Raw records:
....

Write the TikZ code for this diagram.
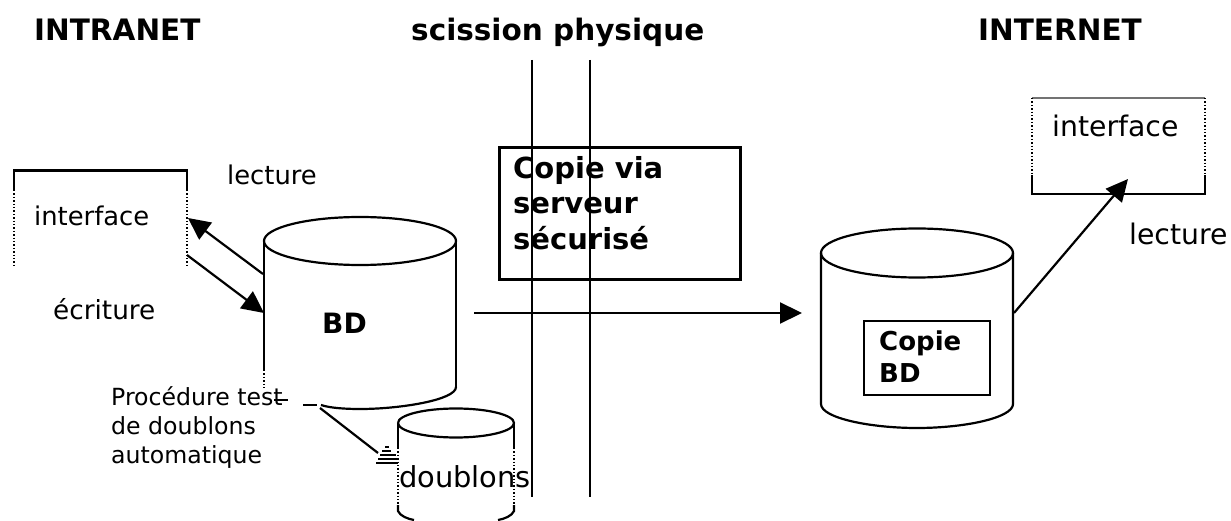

....

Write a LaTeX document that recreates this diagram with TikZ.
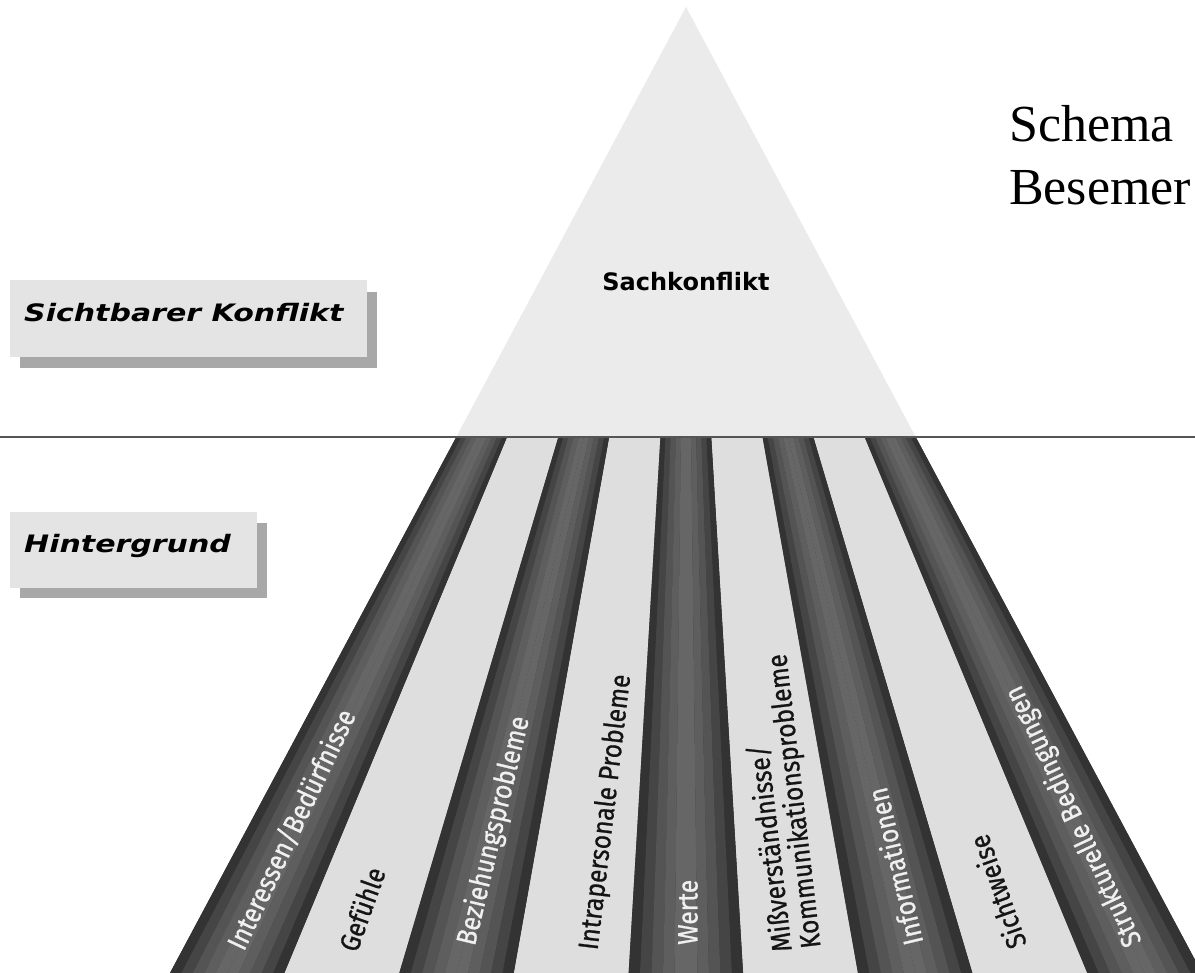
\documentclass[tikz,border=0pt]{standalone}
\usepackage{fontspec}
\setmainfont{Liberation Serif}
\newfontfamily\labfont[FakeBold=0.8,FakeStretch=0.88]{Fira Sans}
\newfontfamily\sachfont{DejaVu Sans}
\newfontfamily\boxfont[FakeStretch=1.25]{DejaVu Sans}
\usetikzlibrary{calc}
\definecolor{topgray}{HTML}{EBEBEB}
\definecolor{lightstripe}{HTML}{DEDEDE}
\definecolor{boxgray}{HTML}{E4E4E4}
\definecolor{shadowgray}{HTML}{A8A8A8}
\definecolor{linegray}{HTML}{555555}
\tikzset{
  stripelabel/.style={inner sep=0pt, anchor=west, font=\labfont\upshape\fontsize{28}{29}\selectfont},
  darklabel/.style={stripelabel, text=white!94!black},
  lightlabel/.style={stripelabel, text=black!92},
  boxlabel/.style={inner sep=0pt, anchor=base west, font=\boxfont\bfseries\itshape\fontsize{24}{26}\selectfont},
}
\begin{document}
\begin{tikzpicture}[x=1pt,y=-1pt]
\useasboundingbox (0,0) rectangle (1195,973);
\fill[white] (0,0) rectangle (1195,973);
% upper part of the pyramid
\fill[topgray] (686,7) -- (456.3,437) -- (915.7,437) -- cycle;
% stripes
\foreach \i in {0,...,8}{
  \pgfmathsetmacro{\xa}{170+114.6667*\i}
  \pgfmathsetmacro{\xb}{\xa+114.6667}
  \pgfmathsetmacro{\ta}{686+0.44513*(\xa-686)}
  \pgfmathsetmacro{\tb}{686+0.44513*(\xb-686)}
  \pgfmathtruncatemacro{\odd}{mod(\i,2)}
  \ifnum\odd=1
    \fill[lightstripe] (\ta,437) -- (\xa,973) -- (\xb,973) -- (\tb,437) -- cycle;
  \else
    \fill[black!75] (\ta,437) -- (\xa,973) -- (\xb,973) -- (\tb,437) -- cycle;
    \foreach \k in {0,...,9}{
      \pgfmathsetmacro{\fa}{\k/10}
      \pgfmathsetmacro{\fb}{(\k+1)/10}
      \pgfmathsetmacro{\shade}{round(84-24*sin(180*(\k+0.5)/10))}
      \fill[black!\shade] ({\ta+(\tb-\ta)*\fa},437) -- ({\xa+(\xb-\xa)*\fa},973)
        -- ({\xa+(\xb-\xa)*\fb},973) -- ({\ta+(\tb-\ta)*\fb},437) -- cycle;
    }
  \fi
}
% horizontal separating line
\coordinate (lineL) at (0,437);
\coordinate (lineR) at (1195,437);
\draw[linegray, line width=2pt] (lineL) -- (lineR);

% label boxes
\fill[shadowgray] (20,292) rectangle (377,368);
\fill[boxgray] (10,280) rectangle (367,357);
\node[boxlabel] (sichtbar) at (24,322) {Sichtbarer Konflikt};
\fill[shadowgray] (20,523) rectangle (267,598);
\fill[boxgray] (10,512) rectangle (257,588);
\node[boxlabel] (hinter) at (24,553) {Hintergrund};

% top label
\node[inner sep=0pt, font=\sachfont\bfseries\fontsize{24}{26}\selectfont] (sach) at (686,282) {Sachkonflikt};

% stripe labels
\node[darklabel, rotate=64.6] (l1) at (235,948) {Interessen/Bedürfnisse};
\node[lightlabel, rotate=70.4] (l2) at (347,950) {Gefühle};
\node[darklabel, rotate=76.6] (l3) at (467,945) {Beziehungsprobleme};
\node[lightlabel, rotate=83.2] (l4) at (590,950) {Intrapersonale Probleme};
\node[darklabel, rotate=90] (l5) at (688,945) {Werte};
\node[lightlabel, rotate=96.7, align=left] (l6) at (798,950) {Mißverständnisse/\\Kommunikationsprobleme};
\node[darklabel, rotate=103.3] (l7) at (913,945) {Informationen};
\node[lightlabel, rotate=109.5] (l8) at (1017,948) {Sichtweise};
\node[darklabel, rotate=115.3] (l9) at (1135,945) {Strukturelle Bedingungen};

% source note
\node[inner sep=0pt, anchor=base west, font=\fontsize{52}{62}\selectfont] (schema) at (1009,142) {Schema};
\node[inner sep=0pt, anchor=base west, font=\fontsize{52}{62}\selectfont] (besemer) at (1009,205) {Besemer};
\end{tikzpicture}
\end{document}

....

Exercise goal: Pick out and copy the lines of the entries that hold the string "Write".

Solution to this problem:
Write the TikZ code for this diagram.
Write a LaTeX document that recreates this diagram with TikZ.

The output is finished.